Thomas Pierce, spokesman for the State Department's Bureau of Population, Refugees and Migration, said that about 300,000 Iraqis returned to their homes last year.

"Since Oct. 1, 2008, the U.S. government has contributed more than $150 million to help Iraqi refugees, internally displaced persons and conflict victims. Thus far, our support for returnees has been integrated into our broader programs for the displaced," he said.

Those programs include protection services, support to health care facilities and improving water and sanitation systems.

"As security and other conditions improve and more Iraqis make the decision to return, we will work with international organizations, NGOs and the government of Iraq to make those returns sustainable," Mr. Pierce said.

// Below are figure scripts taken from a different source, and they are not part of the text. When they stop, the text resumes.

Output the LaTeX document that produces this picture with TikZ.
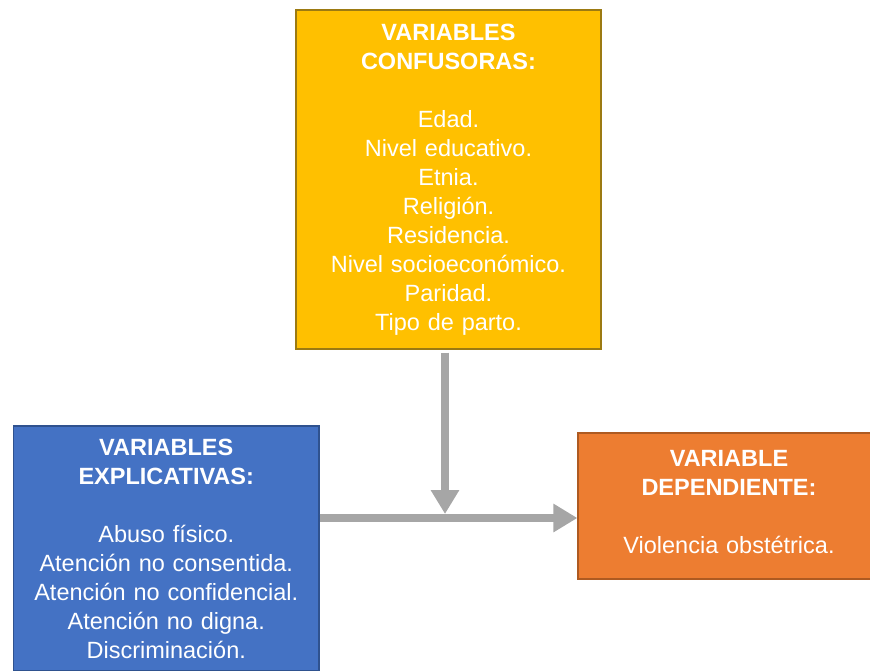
\documentclass[tikz,border=0pt]{standalone}
\usepackage{fontspec}
\setmainfont{Liberation Sans}
\usetikzlibrary{arrows.meta}

\definecolor{confyellow}{HTML}{FFC000}
\definecolor{confline}{HTML}{9C7A12}
\definecolor{explblue}{HTML}{4472C4}
\definecolor{expline}{HTML}{2F528F}
\definecolor{deporange}{HTML}{ED7D31}
\definecolor{depline}{HTML}{AE5A21}
\definecolor{arrowgray}{HTML}{A6A6A6}

\tikzset{
  varbox/.style={rectangle, line width=1.2pt, text=white, align=center,
    inner sep=0pt, font=\fontsize{23.5}{29}\selectfont},
  flecha/.style={draw=arrowgray, line width=8pt,
    -{Triangle[width=27pt,length=24pt]}}
}

\begin{document}
\begin{tikzpicture}[x=1pt,y=-1pt]

\useasboundingbox (0,0) rectangle (870,670);

\node[varbox, fill=confyellow, draw=confline, minimum width=305pt, minimum height=339pt, text width=300pt] (conf) at (448.5,179.5)
  {{\bfseries VARIABLES\\ CONFUSORAS:}\\[29pt]
   Edad.\\ Nivel educativo.\\ Etnia.\\ Religión.\\ Residencia.\\
   Nivel socioeconómico.\\ Paridad.\\ Tipo de parto.};

\node[varbox, fill=explblue, draw=expline, minimum width=305.5pt, minimum height=245pt, text width=300pt] (expl) at (166.25,548.5)
  {{\bfseries VARIABLES\\ EXPLICATIVAS:}\\[29pt]
   Abuso físico.\\ Atención no consentida.\\ Atención no confidencial.\\
   Atención no digna.\\ Discriminación.};

\node[varbox, fill=deporange, draw=depline, minimum width=302pt, minimum height=146pt, text width=295pt] (dep) at (729,506)
  {{\bfseries VARIABLE\\ DEPENDIENTE:}\\[29pt]
   Violencia obstétrica.\\[-21pt]\mbox{}};

\coordinate (cruce) at (445,518);

\draw[flecha] (expl.east |- cruce) -- (dep.west |- cruce);
\draw[flecha, shorten <=3pt] (conf.south -| cruce) -- ([yshift=4pt]cruce);

\end{tikzpicture}
\end{document}
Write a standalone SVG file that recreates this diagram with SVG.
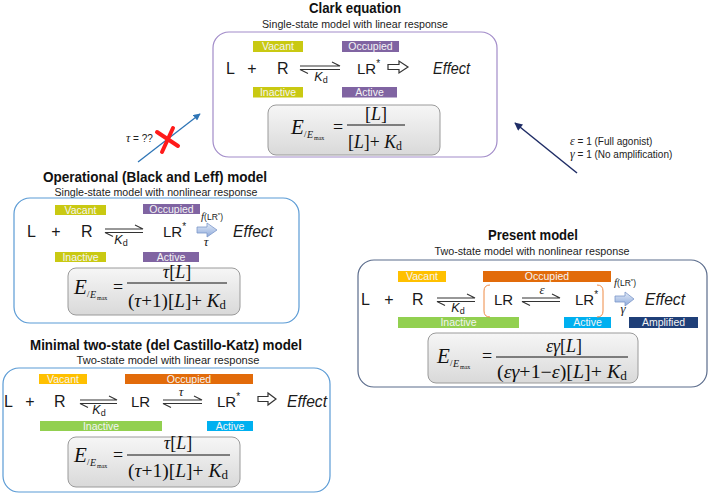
<svg xmlns="http://www.w3.org/2000/svg" width="709" height="494" viewBox="0 0 709 494">
<defs>
<style>
.title{font-family:"Liberation Sans",Arial,sans-serif;font-weight:bold;font-size:15px;fill:#111;text-anchor:middle}
.sub{font-family:"Liberation Sans",Arial,sans-serif;font-size:10.5px;fill:#222;text-anchor:middle}
.lab{font-family:"Liberation Sans",Arial,sans-serif;font-size:10.5px;fill:#f4f4f4;text-anchor:middle}
.row{font-family:"Liberation Sans",Arial,sans-serif;font-size:16px;fill:#1a1a1a}
.lr{font-size:15px}
.mid{text-anchor:middle}
.eff{font-family:"Liberation Sans",Arial,sans-serif;font-style:italic;font-size:17px;fill:#1a1a1a}
.kd{font-family:"Liberation Sans",Arial,sans-serif;font-size:12.5px;fill:#1a1a1a;text-anchor:middle}
.gk{font-family:"Liberation Serif","Times New Roman",serif;font-style:italic;font-size:13px;fill:#1a1a1a;text-anchor:middle}
.fl{font-family:"Liberation Serif","Times New Roman",serif;font-size:10px;fill:#1a1a1a;text-anchor:middle}
.m{font-family:"Liberation Serif","Times New Roman",serif;font-size:18px;fill:#111}
.s9{font-size:9px}
.s10{font-size:10px}
.s6{font-size:6px}
.mE{font-family:"Liberation Serif","Times New Roman",serif;font-style:italic;font-size:21px;fill:#111}
.note{font-family:"Liberation Sans",Arial,sans-serif;font-size:10px;fill:#222}
.eq{fill:none;stroke:#333;stroke-width:1.1}
.fbox{fill:url(#gbox);stroke:#9a9a9a;stroke-width:1}
.hol{fill:#fff;stroke:#333;stroke-width:1.2;stroke-linejoin:miter}
.fat{fill:url(#gfat);stroke:#7c97c9;stroke-width:0.8}
.frac{stroke:#111;stroke-width:1}
.brk{fill:none;stroke:#ee8a45;stroke-width:1}
.i{font-style:italic}
</style>
<linearGradient id="gbox" x1="0" y1="0" x2="0" y2="1">
<stop offset="0" stop-color="#f6f6f6"/>
<stop offset="1" stop-color="#d9d9d9"/>
</linearGradient>
<linearGradient id="gfat" x1="0" y1="0" x2="0" y2="1">
<stop offset="0" stop-color="#e4ecf8"/>
<stop offset="1" stop-color="#8eaadb"/>
</linearGradient>
<marker id="ahB" viewBox="0 0 10 10" refX="9" refY="5" markerWidth="8" markerHeight="7" markerUnits="userSpaceOnUse" orient="auto">
<path d="M0,0 L10,5 L0,10 z" fill="#2e75b6"/>
</marker>
<marker id="ahN" viewBox="0 0 10 10" refX="9" refY="5" markerWidth="9" markerHeight="8" markerUnits="userSpaceOnUse" orient="auto">
<path d="M0,0 L10,5 L0,10 z" fill="#1f2d66"/>
</marker>
</defs>
<rect width="709" height="494" fill="#fff"/>

<!-- Clark equation -->
<g id="clark">
<text class="title" x="355" y="13" textLength="92" lengthAdjust="spacingAndGlyphs">Clark equation</text>
<text class="sub" x="355" y="28" textLength="186" lengthAdjust="spacingAndGlyphs">Single-state model with linear response</text>
<rect x="213" y="32" width="284" height="125" rx="16" fill="none" stroke="#a28cc9" stroke-width="1.2"/>
<rect x="253" y="41" width="50" height="11" fill="#c9c912"/>
<text class="lab" x="278" y="50">Vacant</text>
<rect x="342" y="41" width="57" height="11" fill="#8064a2"/>
<text class="lab" x="370.5" y="50">Occupied</text>
<rect x="253" y="87" width="50" height="10.5" fill="#c9c912"/>
<text class="lab" x="278" y="96">Inactive</text>
<rect x="342" y="87" width="55" height="10.5" fill="#8064a2"/>
<text class="lab" x="369.5" y="96">Active</text>
<text class="row" x="226" y="74">L</text>
<text class="row mid" x="252" y="74">+</text>
<text class="row" x="277" y="74">R</text>
<path class="eq" d="M300,66 L340,66 L332,62 M340,69.5 L300,69.5 L308,73.5"/>
<text class="kd" x="321" y="81"><tspan class="i">K</tspan><tspan font-size="9" dy="2">d</tspan></text>
<text class="row lr" x="357" y="74">LR<tspan font-size="10" dy="-7">*</tspan></text>
<path class="hol" d="M388,64.5 L399,64.5 L399,61 L408,67 L399,73 L399,69.5 L388,69.5 Z"/>
<text class="eff" x="433" y="74" textLength="37" lengthAdjust="spacingAndGlyphs">Effect</text>
<rect class="fbox" x="268" y="105" width="172" height="50" rx="8"/>
<text class="mE" x="291" y="134">E</text>
<text class="m s9" x="304" y="137">/</text>
<text class="m i s10" x="307" y="138">E</text>
<text class="m s6" x="314" y="140">max</text>
<text class="m" x="333" y="133">=</text>
<line class="frac" x1="347" y1="125" x2="405" y2="125"/>
<text class="m mid" x="376" y="120">[<tspan class="i">L</tspan>]</text>
<text class="m" x="348" y="148" textLength="54" lengthAdjust="spacingAndGlyphs">[<tspan class="i">L</tspan>]+ <tspan class="i">K</tspan><tspan font-size="12" dy="2">d</tspan></text>
</g>

<!-- Operational model -->
<g id="operational">
<text class="title" x="155" y="182" textLength="224" lengthAdjust="spacingAndGlyphs">Operational (Black and Leff) model</text>
<text class="sub" x="156" y="196" textLength="203" lengthAdjust="spacingAndGlyphs">Single-state model with nonlinear response</text>
<rect x="14" y="198" width="285" height="125" rx="16" fill="none" stroke="#5b9bd5" stroke-width="1.2"/>
<rect x="55" y="205" width="51" height="10" fill="#c9c912"/>
<text class="lab" x="80.5" y="213.5">Vacant</text>
<rect x="143" y="204" width="57" height="10" fill="#8064a2"/>
<text class="lab" x="171.5" y="212.5">Occupied</text>
<rect x="55" y="252" width="51" height="10" fill="#c9c912"/>
<text class="lab" x="80.5" y="260.5">Inactive</text>
<rect x="143" y="252" width="56" height="10" fill="#8064a2"/>
<text class="lab" x="171" y="260.5">Active</text>
<text class="row" x="27" y="237">L</text>
<text class="row mid" x="56" y="237">+</text>
<text class="row" x="81" y="237">R</text>
<path class="eq" d="M105,229 L143,229 L135,225 M143,232.5 L105,232.5 L113,236.5"/>
<text class="kd" x="121" y="244"><tspan class="i">K</tspan><tspan font-size="9" dy="2">d</tspan></text>
<text class="row lr" x="163" y="237">LR<tspan font-size="10" dy="-7">*</tspan></text>
<text class="fl" x="212" y="220"><tspan class="i" font-size="11">f</tspan><tspan font-family="Liberation Sans, Arial, sans-serif" font-size="8.5">(LR<tspan font-size="6" dy="-3">*</tspan><tspan dy="3">)</tspan></tspan></text>
<path class="fat" d="M197,227 L207,227 L207,223 L217,230 L207,237 L207,233 L197,233 Z"/>
<text class="gk" x="206" y="246">τ</text>
<text class="eff" x="233" y="237" textLength="40" lengthAdjust="spacingAndGlyphs">Effect</text>
<rect class="fbox" x="68" y="268" width="172" height="47" rx="8"/>
<text class="mE" x="74" y="294">E</text>
<text class="m s9" x="87" y="297">/</text>
<text class="m i s10" x="90" y="298">E</text>
<text class="m s6" x="97" y="300">max</text>
<text class="m" x="113" y="293">=</text>
<line class="frac" x1="127" y1="283" x2="227" y2="283"/>
<text class="m mid" x="177" y="278"><tspan class="i">τ</tspan>[<tspan class="i">L</tspan>]</text>
<text class="m" x="128" y="307" textLength="98" lengthAdjust="spacingAndGlyphs">(<tspan class="i">τ</tspan>+1)[<tspan class="i">L</tspan>]+ <tspan class="i">K</tspan><tspan font-size="12" dy="2">d</tspan></text>
</g>

<!-- Minimal two-state model -->
<g id="minimal">
<text class="title" x="166" y="350" textLength="272" lengthAdjust="spacingAndGlyphs">Minimal two-state (del Castillo-Katz) model</text>
<text class="sub" x="168" y="364" textLength="183" lengthAdjust="spacingAndGlyphs">Two-state model with linear response</text>
<rect x="3" y="368" width="327" height="124" rx="16" fill="none" stroke="#5b9bd5" stroke-width="1.2"/>
<rect x="39" y="374" width="48" height="10" fill="#ffc000"/>
<text class="lab" x="63" y="382.5">Vacant</text>
<rect x="125" y="374" width="128" height="10" fill="#e26b0a"/>
<text class="lab" x="189" y="382.5">Occupied</text>
<rect x="40" y="421" width="122" height="10" fill="#92d050"/>
<text class="lab" x="101" y="429.5">Inactive</text>
<rect x="207" y="421" width="46" height="10" fill="#00b0f0"/>
<text class="lab" x="230" y="429.5">Active</text>
<text class="row" x="4" y="407">L</text>
<text class="row mid" x="30" y="407">+</text>
<text class="row" x="54" y="407">R</text>
<path class="eq" d="M80,400 L117,400 L109,396 M117,403.5 L80,403.5 L88,407.5"/>
<text class="kd" x="99" y="414"><tspan class="i">K</tspan><tspan font-size="9" dy="2">d</tspan></text>
<text class="row lr" x="131" y="407">LR</text>
<path class="eq" d="M163,400 L202,400 L194,396 M202,403.5 L163,403.5 L171,407.5"/>
<text class="gk" x="181" y="396">τ</text>
<text class="row lr" x="217" y="407">LR<tspan font-size="10" dy="-7">*</tspan></text>
<path class="hol" d="M258,396.5 L268,396.5 L268,393 L276,399 L268,405 L268,401.5 L258,401.5 Z"/>
<text class="eff" x="287" y="407" textLength="40" lengthAdjust="spacingAndGlyphs">Effect</text>
<rect class="fbox" x="68" y="437" width="172" height="50" rx="8"/>
<text class="mE" x="74" y="462">E</text>
<text class="m s9" x="87" y="465">/</text>
<text class="m i s10" x="90" y="466">E</text>
<text class="m s6" x="97" y="468">max</text>
<text class="m" x="113" y="461">=</text>
<line class="frac" x1="127" y1="455" x2="230" y2="455"/>
<text class="m mid" x="178" y="449"><tspan class="i">τ</tspan>[<tspan class="i">L</tspan>]</text>
<text class="m" x="128" y="477" textLength="100" lengthAdjust="spacingAndGlyphs">(<tspan class="i">τ</tspan>+1)[<tspan class="i">L</tspan>]+ <tspan class="i">K</tspan><tspan font-size="12" dy="2">d</tspan></text>
</g>

<!-- Present model -->
<g id="present">
<text class="title" x="533" y="240" textLength="90" lengthAdjust="spacingAndGlyphs">Present model</text>
<text class="sub" x="532" y="255" textLength="195" lengthAdjust="spacingAndGlyphs">Two-state model with nonlinear response</text>
<rect x="358" y="260" width="349" height="127" rx="16" fill="none" stroke="#5b6c8c" stroke-width="1.2"/>
<rect x="398" y="271" width="48" height="11" fill="#ffc000"/>
<text class="lab" x="422" y="280">Vacant</text>
<rect x="483" y="271" width="128" height="11" fill="#e26b0a"/>
<text class="lab" x="547" y="280">Occupied</text>
<rect x="398" y="317" width="121" height="11" fill="#92d050"/>
<text class="lab" x="458.5" y="326">Inactive</text>
<rect x="564" y="317" width="47" height="11" fill="#00b0f0"/>
<text class="lab" x="587.5" y="326">Active</text>
<rect x="629" y="317" width="69" height="11" fill="#1f3f78"/>
<text class="lab" x="663.5" y="326">Amplified</text>
<text class="row" x="361" y="305">L</text>
<text class="row mid" x="389" y="305">+</text>
<text class="row" x="412" y="305">R</text>
<path class="eq" d="M437,298 L475,298 L467,294 M475,301.5 L437,301.5 L445,305.5"/>
<text class="kd" x="458" y="312"><tspan class="i">K</tspan><tspan font-size="9" dy="2">d</tspan></text>
<path class="brk" d="M490,285 Q484,285 484,291 L484,311 Q484,317 490,317"/>
<text class="row lr" x="494" y="305">LR</text>
<path class="eq" d="M522,298 L560,298 L552,294 M560,301.5 L522,301.5 L530,305.5"/>
<text class="gk" x="542" y="294">ε</text>
<text class="row lr" x="575" y="305">LR<tspan font-size="10" dy="-7">*</tspan></text>
<path class="brk" d="M597,285 Q603,285 603,291 L603,311 Q603,317 597,317"/>
<text class="fl" x="625" y="286"><tspan class="i" font-size="11">f</tspan><tspan font-family="Liberation Sans, Arial, sans-serif" font-size="8.5">(LR<tspan font-size="6" dy="-3">*</tspan><tspan dy="3">)</tspan></tspan></text>
<path class="fat" d="M615,296 L625,296 L625,292 L634,299 L625,306 L625,302 L615,302 Z"/>
<text class="gk" x="623" y="313">γ</text>
<text class="eff" x="645" y="305" textLength="40" lengthAdjust="spacingAndGlyphs">Effect</text>
<rect class="fbox" x="428" y="333" width="210" height="50" rx="8"/>
<text class="mE" x="437" y="363">E</text>
<text class="m s9" x="450" y="366">/</text>
<text class="m i s10" x="453" y="367">E</text>
<text class="m s6" x="460" y="369">max</text>
<text class="m" x="482" y="362">=</text>
<line class="frac" x1="496" y1="357" x2="628" y2="357"/>
<text class="m mid" x="564" y="352"><tspan class="i">εγ</tspan>[<tspan class="i">L</tspan>]</text>
<text class="m" x="497" y="378" textLength="130" lengthAdjust="spacingAndGlyphs">(<tspan class="i">εγ</tspan>+1−<tspan class="i">ε</tspan>)[<tspan class="i">L</tspan>]+ <tspan class="i">K</tspan><tspan font-size="12" dy="2">d</tspan></text>
</g>

<!-- Connectors -->
<g id="connectors">
<line x1="138" y1="162" x2="200" y2="114" stroke="#2e75b6" stroke-width="1.3" marker-end="url(#ahB)"/>
<text class="note" x="126" y="142"><tspan font-family="Liberation Serif, serif" font-style="italic" font-size="12">τ</tspan> = ??</text>
<path d="M157,132 L178,146 M173,128 L162,152" stroke="#ff1a1a" stroke-width="4" stroke-linecap="round" fill="none"/>
<line x1="577" y1="173" x2="515" y2="123" stroke="#1f2d66" stroke-width="1.5" marker-end="url(#ahN)"/>
<text class="note" x="570" y="145"><tspan font-family="Liberation Serif, serif" font-style="italic" font-size="12">ε</tspan> = 1 (Full agonist)</text>
<text class="note" x="570" y="158"><tspan font-family="Liberation Serif, serif" font-style="italic" font-size="12">γ</tspan> = 1 (No amplification)</text>
</g>
</svg>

The U.S. is on track to admit about 17,000 Iraqi refugees during the current fiscal year ending Sept. 30, he said, adding that about 25,000 have been accepted since 2006.

Refugees International, an advocacy organization, has urged the Obama administration, Congress and the U.N. to work together to make sure the refugees' basic needs are met.

"Unfortunately, the Iraqi government has not been proactive" on this issue, and "we think there is an opportunity for U.S. Ambassador [Christopher] Hill to pressure Prime Minister [Nouri al-] Maliki to make changes needed to create an orderly return process," said the group's congressional advocate, Jake Kurtzer.